Table 5. Ordered by mean value of correctly suggested artists, the best 10 recommender results considering \(p_{mask} = 0.1\).
Table 6. Ordered by mean value of correctly suggested artists, the best 10 recommender results considering \(p_{mask} = 0.25\).

5 Conclusions

The way people experience cultural heritage is taking advantage of the latest technologies to improve the users experiences. Traditional visits, where everyone, despite their interests or limitations, have to follow a predetermined route are being replaced by a more interactive and dynamic approach. Furthermore, the overwhelming of the visitors is a risk, as many times the number of items is very large, the time available to explore them is limited, or they are not of the user’s interest.

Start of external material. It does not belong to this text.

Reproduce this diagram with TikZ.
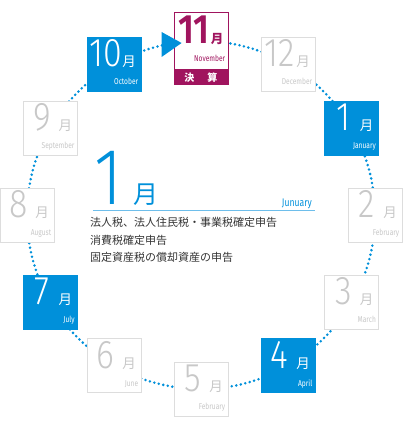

This paper propose the use of a recommender system to help in the preparation and following visit of cultural heritage places. The recommender empowers the use of a mobile application, by suggesting which items (e.g., museum objects, interesting buildings, or buyable objects) the user should take into consideration, according with its profile and historical actions. The used method belongs to the class of implicit collaborative filtering, because users do not classify the items, i.e., the system is only aware of the interaction between the users and the items. The data acquisition is to be supported in the use of a mobile application, part of the M5SAR project.

At the moment of writing, the recommender system runs on a server, although efforts are being made to transpose it to mobile devices. Also in study is the use of a mixed (implicit/explicit) collaborative filtering asking the users to score the artwork and/or observing their interest in some of the artworks (e.g., by measuring the time they spend observing the items). Another objective is to integrate the system with a route optimization method, capable of optimizing the walks through cultural heritage places supported in several objectives (e.g., users’ preferences, items diversity, walked distance) and constraints (e.g., related with the users mobility limitation).